Il y a trente ans était assassiné Abdenbi
Alors que le soleil commence à décliner en ce samedi 23 octobre 1982, la cité blanche se plonge peu à peu dans l’obscurité.
Comme souvent les jours de week-end, les enfants s’attardent dehors un peu plus longuement que d’ordinaire gambadant le long des allées, bouclant leur rallye au volant des vielles carcasses de voiture abandonnées sur le parking ou mettant un point d’honneur à ponctuer une partie de football acharnée sur l’un des nombreux terrains vagues qui jouxtent la cité, quand retentissent plusieurs coups de fusils. Une des balles, tirée d’un pavillon voisin (68, rue A. Doucet), atteint en plein ventre Abdenbi GUEMIAH (qu’il repose en paix), jeune étudiant âgé de 19 ans.
Alors qu’il rentrait de la mosquée, Abdenbi s’écroule par terre, à quelques pas des fenêtres du logement de ses parents. Evacué d’abord vers l’hôpital de Nanterre, puis vers La Pitié à Paris, Abdenbi succombe 13 jours plus tard.
Lycéen en terminale G au lycée Joliot-Curie, Abdenbi est né à Nanterre. Entreprenant et dévoué, il joue très souvent le rôle de conciliateur au sein de son établissement dont le corps enseignant appréciait sa personnalité très attachante. Outre sa passion pour la musique et la poésie (dont il animait un club de poètes), il avait l’ambition de s’inscrire à l’Institut des Hautes Etudes Cinématographiques pour devenir réalisateur de cinéma.

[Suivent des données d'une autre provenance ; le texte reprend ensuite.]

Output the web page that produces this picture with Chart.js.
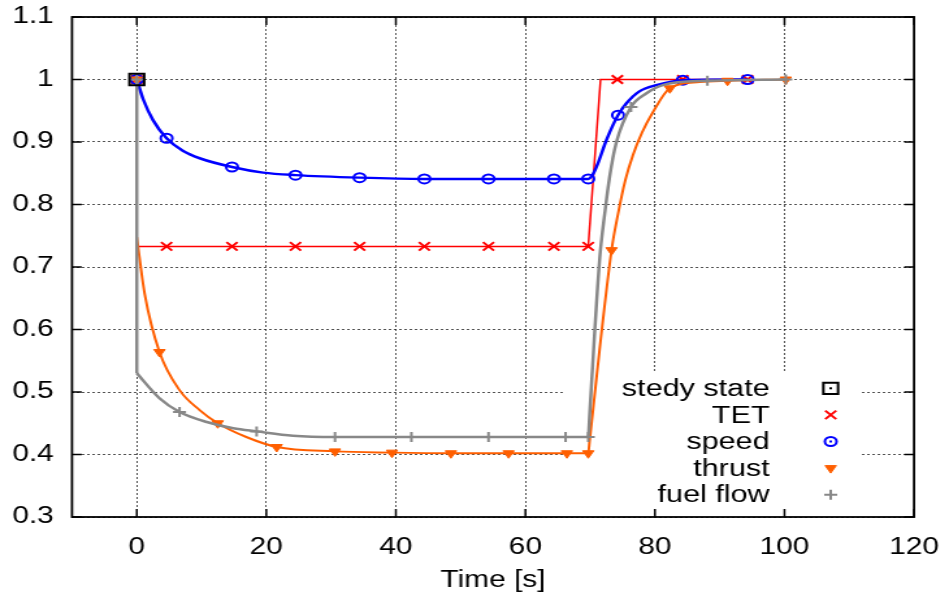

Ouvert sur les autres et doté d’un esprit de tolérance sans limite, il avait ce don singulier de savoir écouter ses amis, ses voisins, les adultes comme les plus jeunes générations. Passionné par les relations humaines et soucieux de l’avenir des gamins, il ne comptait ni son temps, ni son énergie pour leur prodiguer conseils et recommandations. Alors que l’échec scolaire faisait des ravages dans les rangs de plusieurs familles de la cité, Abdenbi mettait tout en œuvre pour inscrire au cœur de la mission de « l’association Gutenberg » la réussite éducative et scolaire. Association dont il fut l’un des membres fondateurs et en fut son trésorier. Sans doute que les plus jeunes d’entre nous se souviennent encore des animations de loisirs dont ils ont bénéficiées.
Profondément croyant et charitable, il s’intéressait aux questions d’ordre philosophiques et cultuelles, particulièrement celles traitant des relations inter-religieuses. Sa foi en Dieu constituait l’essence de sa force et de sa sagesse. Gisant au sol et se rendant compte qu’il allait mourir, il chargea un de ses proches, resté à ses côtés en attendant l’intervention des premiers secours, d’aller demander le pardon à tous ceux à qui il avait pu faire du mal.
En tendant la main une dernière fois vers les autres, Abdenbi confirmait qu’il était ce trait d’union qui nous manque tant aujourd’hui.